For now, let’s talk about the highs and lows of Underwood’s sixth album. It starts off strong with the title track, a rock-solid lead single that carries a message of acceptance within its booming rock arrangement. “Ghosts On the Stereo” swoops in quickly thereafter to appease Underwood’s country fans with vague smolder and rote references to Hank Williams, Merle Haggard and George Jones. And “Low” is one of Cry Pretty’s best tracks; it’s bluesy vibe and simple lyrics give Underwood room to showcase her voice without sounding like a perfect-pitched robot.
Elsewhere, Underwood nails two tried and true country traditions: the drinking-to-death heart-wrencher (“Spinning Bottles”) and the faith-based, family-first hymn (“Kingdom”), proving both times that big, emotional ballads remain her bread and butter.
Much of the rest of the album finds Underwood exploring pop and R&B sounds more than ever before. Sometimes, she’s successful: “Backsliding” is a uniquely slinky song about inescapable lust that’s built on something like a cloud-rap beat, while “End Up With You” fuses a spare guitar line, an ascendant melody and some bro-country cliches and comes out sounding fresh and twangy, like Carly Rae Jepsen covering Luke Bryan.
Sometimes, she’s not so successful. “That Song That We Used to Make Love To” gets points for its strange groove, but vocally, Underwood sounds out of her element at times, and when as skilled a singer as Carrie Underwood is out of her element, you know it’s a reach.

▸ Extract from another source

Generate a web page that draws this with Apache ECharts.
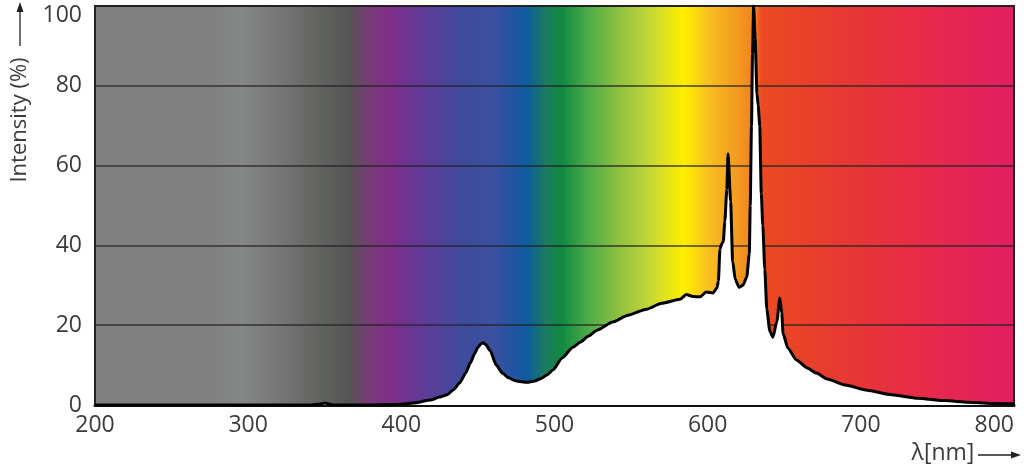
<!DOCTYPE html>
<html>
<head>
<meta charset="utf-8">
<script src="https://cdn.jsdelivr.net/npm/echarts@6/dist/echarts.min.js"></script>
<style>
html,body{margin:0;padding:0;background:#fff;}
#chart{width:1024px;height:469px;}
</style>
</head>
<body>
<div id="chart"></div>
<script>
// Wavelength (nm)
const wavelengths = [200, 340, 348, 350, 352, 356, 380, 400, 408, 419, 425, 430, 434, 438, 442, 445, 448, 450, 452, 453.5, 455, 458, 462, 466, 470, 475, 482, 487, 491, 495, 499, 505, 512, 517, 522, 528, 538, 548, 560, 570, 582, 586, 590.5, 595, 599, 603.5, 606, 607, 608, 609.3, 610.2, 611.2, 612.5, 613.3, 615, 616.3, 618, 620.5, 623, 625.5, 627.2, 627.8, 628.6, 629.3, 630, 631, 632.2, 633, 634, 635, 636, 637.3, 638.6, 640.6, 642.6, 645.2, 647.1, 648.4, 649.2, 652.3, 658, 665, 671, 678, 690, 704, 720, 737, 755, 770, 785, 800];
// Relative intensity (%)
const intensities = [0, 0, 0.3, 0.5, 0.3, 0, 0, 0.2, 0.5, 1.25, 2, 2.6, 3.8, 5.5, 8, 10.5, 13, 14.5, 15.3, 15.6, 15.2, 13.6, 10, 8, 6.8, 6, 5.7, 6, 6.6, 7.5, 8.8, 11.8, 14.5, 15.8, 17.2, 18.8, 20.8, 22.5, 24, 25.5, 26.5, 27.7, 27.2, 27.1, 28.3, 28.1, 29.3, 31, 39, 40.5, 41, 46, 54, 63, 51, 36, 31.5, 29.5, 30, 32, 38, 50, 70, 88, 100, 92, 78, 75, 70, 53, 45, 34, 24, 18.5, 17, 21, 26.8, 23, 18, 14.3, 11.3, 9.3, 8, 6.5, 5, 3.7, 2.6, 1.7, 1.1, 0.7, 0.4, 0.3];
const xTicks = [200, 300, 400, 500, 600, 700, 800];
const yTicks = [0, 20, 40, 60, 80, 100];

// Spectrum background colour stops (wavelength, colour)
const bgWavelengths = [200, 275, 295, 322, 353, 366, 380, 392, 415, 439, 462, 474, 482, 494, 505, 521, 541, 560, 584, 600, 619, 631, 634.5, 666, 705, 744, 800];
const bgColors = ['#808080', '#808080', '#858786', '#767676', '#5d5f5c', '#555555', '#7a3a78', '#7f2e86', '#5e3b98', '#3f4a9c', '#3a50a0', '#1f56a0', '#0e5ca0', '#1b7a60', '#128a40', '#4aaa48', '#8cc040', '#c0d43a', '#fff000', '#f8c020', '#f39a20', '#ef8020', '#ec4a22', '#e8402a', '#e8333a', '#e62a4a', '#e01e62'];

const xMin = 200, xMax = 800;
const seriesData = wavelengths.map((w, i) => [w, intensities[i]]);
const colorStops = bgWavelengths.map((w, i) => ({ offset: (w - xMin) / (xMax - xMin), color: bgColors[i] }));

const textColor = '#3b3b3b';
const fontFamily = "'Open Sans', 'Noto Sans', sans-serif";

const chart = echarts.init(document.getElementById('chart'));
chart.setOption({
  animation: false,
  grid: {
    left: 95, right: 10, top: 6, bottom: 64,
    show: true,
    backgroundColor: { type: 'linear', x: 0, y: 0, x2: 1, y2: 0, colorStops: colorStops },
    borderColor: '#222',
    borderWidth: 2
  },
  xAxis: {
    type: 'value', min: xMin, max: xMax, interval: 100,
    axisLine: { show: true, lineStyle: { color: '#111', width: 3 } },
    axisTick: { show: false },
    splitLine: { show: false },
    axisLabel: {
      color: textColor, fontSize: 23, fontFamily: fontFamily, margin: 9,
      alignMaxLabel: 'right',
      customValues: xTicks
    }
  },
  yAxis: {
    type: 'value', min: 0, max: 100, interval: 20,
    axisLine: { show: false },
    axisTick: { show: false },
    splitLine: { show: true, lineStyle: { color: 'rgba(35,35,35,0.85)', width: 1.5 } },
    axisLabel: {
      color: textColor, fontSize: 23, fontFamily: fontFamily, margin: 13,
      formatter: function (v) { return v === 100 ? '{top|100}' : String(v); },
      rich: { top: { color: textColor, fontSize: 23, fontFamily: fontFamily, padding: [18, 0, 0, 0] } }
    }
  },
  series: [{
    type: 'line',
    data: seriesData,
    showSymbol: false,
    smooth: 0.2,
    smoothMonotone: 'x',
    lineStyle: { color: '#000', width: 3 },
    areaStyle: { color: '#ffffff', opacity: 1 },
    z: 3
  }],
  graphic: [
    { type: 'text', x: 20, y: 120, rotation: Math.PI / 2, style: { text: 'Intensity (%)', fill: textColor, font: "22px 'Open Sans', sans-serif", align: 'center', verticalAlign: 'middle' } },
    { type: 'line', shape: { x1: 20, y1: 46, x2: 20, y2: 10 }, style: { stroke: '#222', lineWidth: 1.3 } },
    { type: 'polygon', shape: { points: [[20, 2], [16.5, 12], [23.5, 12]] }, style: { fill: '#222' } },
    { type: 'text', x: 943, y: 453, style: { text: 'λ[nm]', fill: textColor, font: "23px 'Open Sans', sans-serif", align: 'center', verticalAlign: 'middle' } },
    { type: 'line', shape: { x1: 978, y1: 455, x2: 1012, y2: 455 }, style: { stroke: '#222', lineWidth: 1.3 } },
    { type: 'polygon', shape: { points: [[1021, 455], [1011, 451.5], [1011, 458.5]] }, style: { fill: '#222' } }
  ]
});
</script>
</body>
</html>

Meanwhile, “Southbound” is her take on the “party anthem” song form that so many of her male counterparts have taken to the top of the charts. If it’s an effort to reclaim that style for the ladies, then more power to her. But it reads as either parody or desperation.
As for the political songs, both are tastefully done. “The Bullet” is one of the album’s truest country tunes, and Underwood sings its lines—which trace the ongoing effects of a young man’s death at the hands of gun violence—with convincing empathy. After all, who thinks mamas should bury their sons? Later, “Love Wins” is as towering and inspirational a musical performance as you’ll hear in 2018, even if its lines don’t quite deliver on the overt message of equality hinted at by the title. There is no direct shout out to people of color or the LGBT community here, so bromides about sisters and brothers walking hand in hand to heal a broken world will have to do. (The recently released video for “Love Wins,” featuring a diverse bunch of faces and all the colors of the rainbow, bolsters the message a bit.)
Would it be nice to hear Underwood sing more overtly about gun control and/or equality? Of course it would. But she’s the most prominent woman working within a segment of the music industry that undervalues women and crushes them when they speak out. It’s unrealistic to expect her to jeopardize her career for an opinion, and sadly, that’s the position she’s in. So instead of focusing on the shortcomings of “The Bullet” and “Love Wins,” here’s a vote for appreciating the fact that she chose to include them on Cry Pretty, an album that will be heard by millions of people all over the world.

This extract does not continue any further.